Thank you David, coming from you gives me a greater reassurance on towing our van.

I had a customer with an S10 pickup dingey...wore out his brakes in less than 2 years. He downsized after that. A lot will depend on how you drive and whether you got dolly brakes.

We drive 55-60 and always use the engine compression and down shifting to take some of the pressure off the brakes.  I need to look into brakes for the dolly, it doesn't have anything now.  I am tempted to put on Ready Brake's surge brake system on the van and have the rear tires of the van be the brakes for it and the tow dolly.  It is a whole lot cheaper to go that way as opposed to putting a brake setup for the dolly.  
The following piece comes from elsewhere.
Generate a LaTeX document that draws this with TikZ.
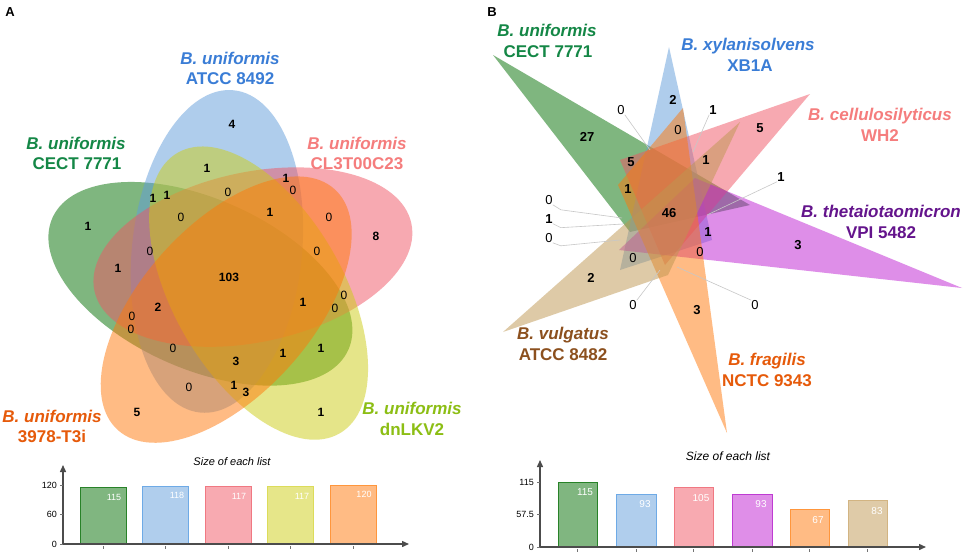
\documentclass[tikz,border=0pt]{standalone}
\usepackage{fontspec}
\setmainfont{Liberation Sans}
\usetikzlibrary{arrows.meta}
\definecolor{cgreen}{RGB}{0,110,0}
\definecolor{cblue}{RGB}{97,157,219}
\definecolor{cpink}{RGB}{240,85,100}
\definecolor{cyellow}{RGB}{205,205,20}
\definecolor{corange}{RGB}{255,120,10}
\definecolor{cpurple}{RGB}{190,30,210}
\definecolor{ctan}{RGB}{190,150,80}
\definecolor{tgreen}{RGB}{20,135,70}
\definecolor{tblue}{RGB}{58,125,214}
\definecolor{tpink}{RGB}{245,125,125}
\definecolor{tyellow}{RGB}{140,190,20}
\definecolor{torange}{RGB}{230,90,10}
\definecolor{tpurple}{RGB}{100,20,140}
\definecolor{tbrown}{RGB}{140,80,30}
\definecolor{sgreen}{RGB}{40,130,40}
\definecolor{sblue}{RGB}{110,170,230}
\definecolor{spink}{RGB}{240,120,130}
\definecolor{syellow}{RGB}{220,220,90}
\definecolor{sorange}{RGB}{255,150,60}
\definecolor{spurple}{RGB}{190,60,210}
\definecolor{stan}{RGB}{210,180,130}
\begin{document}
\begin{tikzpicture}[x=1pt,y=-1pt,
  venn/.style={fill opacity=0.5},
  lab/.style={font=\fontsize{17}{20}\selectfont\bfseries, anchor=base, inner sep=0pt},
  na/.style={font=\fontsize{12}{14}\selectfont\bfseries, inner sep=0pt},
  za/.style={font=\fontsize{12}{14}\selectfont, inner sep=0pt},
  nb/.style={font=\fontsize{13}{15}\selectfont\bfseries, inner sep=0pt},
  zb/.style={font=\fontsize{13}{15}\selectfont, inner sep=0pt},
  lead/.style={draw=black!22, line width=0.6pt},
  chartaxis/.style={draw=black!70, line width=1.4pt, -{Triangle[length=7pt,width=6pt]}},
  tickmark/.style={draw=black!55, line width=0.6pt},
  ticklab/.style={font=\fontsize{9}{11}\selectfont, anchor=east, inner sep=0pt},
  barvalA/.style={font=\fontsize{9}{11}\selectfont, text=white, inner sep=0pt},
  barvalB/.style={font=\fontsize{10}{12}\selectfont, text=white, inner sep=0pt},
  charttitle/.style={font=\itshape, inner sep=0pt},
  barbox/.style={line width=1pt},
  panel/.style={font=\fontsize{13}{15}\selectfont\bfseries, inner sep=0pt},
]
\useasboundingbox (0,0) rectangle (964,554);
\fill[white] (0,0) rectangle (964,554);

% ---------------- Panel A ----------------
\node[panel] (pA) at (10,12) {A};
\fill[cgreen, venn, shift={(200.4,283.8)}, rotate=-204] (0,0) ellipse [x radius=162pt, y radius=85pt];
\fill[cblue, venn, shift={(216.9,251.4)}, rotate=-276] (0,0) ellipse [x radius=162pt, y radius=85pt];
\fill[cpink, venn, shift={(252.9,257.1)}, rotate=-348] (0,0) ellipse [x radius=162pt, y radius=85pt];
\fill[cyellow, venn, shift={(258.6,293.1)}, rotate=-60] (0,0) ellipse [x radius=162pt, y radius=85pt];
\fill[corange, venn, shift={(226.2,309.6)}, rotate=-132] (0,0) ellipse [x radius=162pt, y radius=85pt];

\node[lab, text=tblue] (la1) at (230,64) {\textit{B. uniformis}};
\node[lab, text=tblue] (la2) at (230,84) {ATCC 8492};
\node[lab, text=tgreen] (la3) at (76,149) {\textit{B. uniformis}};
\node[lab, text=tgreen] (la4) at (77,169) {CECT 7771};
\node[lab, text=tpink] (la5) at (357,149) {\textit{B. uniformis}};
\node[lab, text=tpink] (la6) at (357,169) {CL3T00C23};
\node[lab, text=torange] (la7) at (52,422) {\textit{B. uniformis}};
\node[lab, text=torange] (la8) at (52,442) {3978-T3i};
\node[lab, text=tyellow] (la9) at (412,414) {\textit{B. uniformis}};
\node[lab, text=tyellow] (la10) at (412,435) {dnLKV2};

\node[na] (a1) at (232,124) {4};
\node[na] (a2) at (207,168) {1};
\node[na] (a3) at (286,178) {1};
\node[za] (a4) at (293,190) {0};
\node[na] (a5) at (153,198) {1};
\node[na] (a6) at (167,195) {1};
\node[za] (a7) at (228,192) {0};
\node[za] (a8) at (181,217) {0};
\node[na] (a9) at (270,212) {1};
\node[za] (a10) at (329,217) {0};
\node[na] (a11) at (376,236) {8};
\node[na] (a12) at (88,226) {1};
\node[za] (a13) at (150,251) {0};
\node[za] (a14) at (317,251) {0};
\node[na] (a15) at (118,268) {1};
\node[na] (a16) at (229,277) {103};
\node[za] (a17) at (344,295) {0};
\node[za] (a18) at (335,308) {0};
\node[na] (a19) at (303,302) {1};
\node[na] (a20) at (158,307) {2};
\node[za] (a21) at (132,316) {0};
\node[za] (a22) at (131,329) {0};
\node[za] (a23) at (173,348) {0};
\node[na] (a24) at (236,361) {3};
\node[na] (a25) at (283,353) {1};
\node[na] (a26) at (321,348) {1};
\node[za] (a27) at (189,387) {0};
\node[na] (a28) at (234,385) {1};
\node[na] (a29) at (246,392) {3};
\node[na] (a30) at (137,412) {5};
\node[na] (a31) at (321,412) {1};

% bar chart A
\node[charttitle, font=\fontsize{11}{13}\selectfont\itshape] (tA) at (232,462) {Size of each list};
\coordinate (oA) at (63,544);
\coordinate (yA) at (63,465);
\coordinate (xA) at (409,544);
\filldraw[barbox, fill=cgreen!50, draw=sgreen] (80,544) rectangle (126,487.5);
\filldraw[barbox, fill=cblue!50, draw=sblue] (142,544) rectangle (188,486);
\filldraw[barbox, fill=cpink!50, draw=spink] (205,544) rectangle (251,486.5);
\filldraw[barbox, fill=cyellow!50, draw=syellow] (267,544) rectangle (313,486.5);
\filldraw[barbox, fill=corange!50, draw=sorange] (330,544) rectangle (376,485);
\draw[chartaxis] (oA) -- (yA);
\draw[chartaxis] (oA) -- (xA);
\foreach \yy/\tl in {485/120, 514.5/60, 544/0} {
  \draw[tickmark] (60,\yy) -- (63,\yy);
  \node[ticklab] at (57,\yy) {\tl};
}
\foreach \xx in {103,165,228,290,353} {
  \draw[tickmark] (\xx,546) -- (\xx,549);
}
\node[barvalA] (va1) at (114,497) {115};
\node[barvalA] (va2) at (177,495) {118};
\node[barvalA] (va3) at (239,496) {117};
\node[barvalA] (va4) at (302,496) {117};
\node[barvalA] (va5) at (364,494) {120};

% ---------------- Panel B ----------------
\node[panel] (pB) at (492,12) {B};
\fill[cgreen, venn] (493,55) -- (630,232) -- (750,205) -- cycle;
\fill[cblue, venn] (669,47) -- (620,270) -- (712,240) -- cycle;
\fill[cpink, venn] (810,94) -- (620,160) -- (665,265) -- cycle;
\fill[cpurple, venn] (962,288) -- (619,250) -- (695,178) -- cycle;
\fill[corange, venn] (727,433) -- (683,108) -- (618,185) -- cycle;
\fill[ctan, venn] (503,332) -- (740,122) -- (668,275) -- cycle;

\node[lab, text=tgreen] (lb1) at (547,36) {\textit{B. uniformis}};
\node[lab, text=tgreen] (lb2) at (548,57) {CECT 7771};
\node[lab, text=tblue] (lb3) at (748,50) {\textit{B. xylanisolvens}};
\node[lab, text=tblue] (lb4) at (750,71) {XB1A};
\node[lab, text=tpink] (lb5) at (880,120) {\textit{B. cellulosilyticus}};
\node[lab, text=tpink] (lb6) at (880,141) {WH2};
\node[lab, text=tpurple] (lb7) at (881,217) {\textit{B. thetaiotaomicron}};
\node[lab, text=tpurple] (lb8) at (881,238) {VPI 5482};
\node[lab, text=tbrown] (lb9) at (563,339) {\textit{B. vulgatus}};
\node[lab, text=tbrown] (lb10) at (563,360) {ATCC 8482};
\node[lab, text=torange] (lb11) at (767,365) {\textit{B. fragilis}};
\node[lab, text=torange] (lb12) at (767,386) {NCTC 9343};

\node[nb] (b1) at (587,137) {27};
\node[nb] (b2) at (673,100) {2};
\node[zb] (b3) at (678,130) {0};
\node[nb] (b4) at (760,128) {5};
\node[nb] (b5) at (706,160) {1};
\node[nb] (b6) at (631,162) {5};
\node[nb] (b7) at (628,189) {1};
\node[nb] (b8) at (669,213) {46};
\node[nb] (b9) at (708,232) {1};
\node[zb] (b10) at (700,252) {0};
\node[zb] (b11) at (633,258) {0};
\node[nb] (b12) at (798,245) {3};
\node[nb] (b13) at (591,278) {2};
\node[nb] (b14) at (697,310) {3};

% leader-labelled values
\node[zb] (c1) at (621,110) {0};
\node[nb] (c2) at (713,110) {1};
\node[nb] (c3) at (781,177) {1};
\node[zb] (c4) at (549,200) {0};
\node[nb] (c5) at (549,219) {1};
\node[zb] (c6) at (549,238) {0};
\node[zb] (c7) at (633,305) {0};
\node[zb] (c8) at (755,305) {0};
\coordinate (d1) at (650,150);
\coordinate (d2) at (693,152);
\coordinate (d3) at (707,215);
\coordinate (d4) at (622,218);
\coordinate (d5) at (623,224);
\coordinate (d6) at (620,240);
\coordinate (d7) at (660,270);
\coordinate (d8) at (677,267);
\draw[lead] (c1.south east) -- (d1);
\draw[lead] (c2.south west) -- (d2);
\draw[lead] (c3.south west) -- (d3);
\draw[lead] (c4.south east) -- ++(8,5) -- (d4);
\draw[lead] (c5.south east) -- ++(8,4) -- (d5);
\draw[lead] (c6.south east) -- ++(8,3) -- (d6);
\draw[lead] (c7.north east) -- (d7);
\draw[lead] (c8.north west) -- (d8);

% bar chart B
\node[charttitle, font=\fontsize{12}{14}\selectfont\itshape] (tB) at (728,456) {Size of each list};
\coordinate (oB) at (540,547);
\coordinate (yB) at (540,460);
\coordinate (xB) at (926,547);
\filldraw[barbox, fill=cgreen!50, draw=sgreen] (558,547) rectangle (597,482);
\filldraw[barbox, fill=cblue!50, draw=sblue] (616,547) rectangle (656,494.4);
\filldraw[barbox, fill=cpink!50, draw=spink] (674,547) rectangle (713,487.7);
\filldraw[barbox, fill=cpurple!50, draw=spurple] (732,547) rectangle (772,494.4);
\filldraw[barbox, fill=corange!50, draw=sorange] (790,547) rectangle (829,509.1);
\filldraw[barbox, fill=ctan!50, draw=stan] (848,547) rectangle (887,500.1);
\draw[chartaxis] (oB) -- (yB);
\draw[chartaxis] (oB) -- (xB);
\foreach \yy/\tl in {482/115, 514.5/57.5, 547/0} {
  \draw[tickmark] (537,\yy) -- (540,\yy);
  \node[ticklab] at (534,\yy) {\tl};
}
\foreach \xx in {577.5,636,693.5,752,809.5,867.5} {
  \draw[tickmark] (\xx,549) -- (\xx,552);
}
\node[barvalB] (vb1) at (585,492) {115};
\node[barvalB] (vb2) at (645,504) {93};
\node[barvalB] (vb3) at (701,498) {105};
\node[barvalB] (vb4) at (761,504) {93};
\node[barvalB] (vb5) at (818,520) {67};
\node[barvalB] (vb6) at (877,511) {83};
\end{tikzpicture}
\end{document}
 I don't know if this is where my response fits, but here goes anyway. This year I'm towing my Chevy Colorado 4X4 PU with a golf cart in its bed 4 down. Therefore, there's no tongue weight all dead pull. I use an inertia activated Brake Buddy in the truck set up for the weight and then I adjust the sensitivity 6/10 as to what it takes to engage the truck brakes. I drive like an old man and hardly ever use much brakes since I slow down gradually in which case the brake buddy never even engages. However in a fast stop you feel them engage and try to hold the RV back. WHATS IMPORTANT IS THE WEIGHT BUT MOSTLY THE SENSITIVITY ADJUSTMENT ON THE TRUCKS BRAKE BUDDY. The RV is a 29 ft Class C with Chevy  454 Vortec and 4L80E Overdrive Tranny

Keep safe

John T

I did one of these on a van, long ago. They are intended for 4 tire down operation. In a 4 down application, its a horizontal straight shot for the cable from the ready brake device to the bumper of the toad, Not so with the dolly. I just see so many issues and a 500 dollar tag. Do you have backing plate flanges on the tow dolly? The brake buddy John mentioned may not like the angle of inclination found with a car on a dolly. Did you talk with ready brake directly? Highly advised if you want to go that direction. If you got the flanges then 220 gets you hub and drum assm and backing plates. Another 150 for the brake control and wire. Another 50 for the breakaway kit to be politically correct...the rvnet poster was correct in that electric or hyd brakes would be best. I really like the surge brake idea...prolly no more money than electric. Be sure to get the "free backing" style backing plate.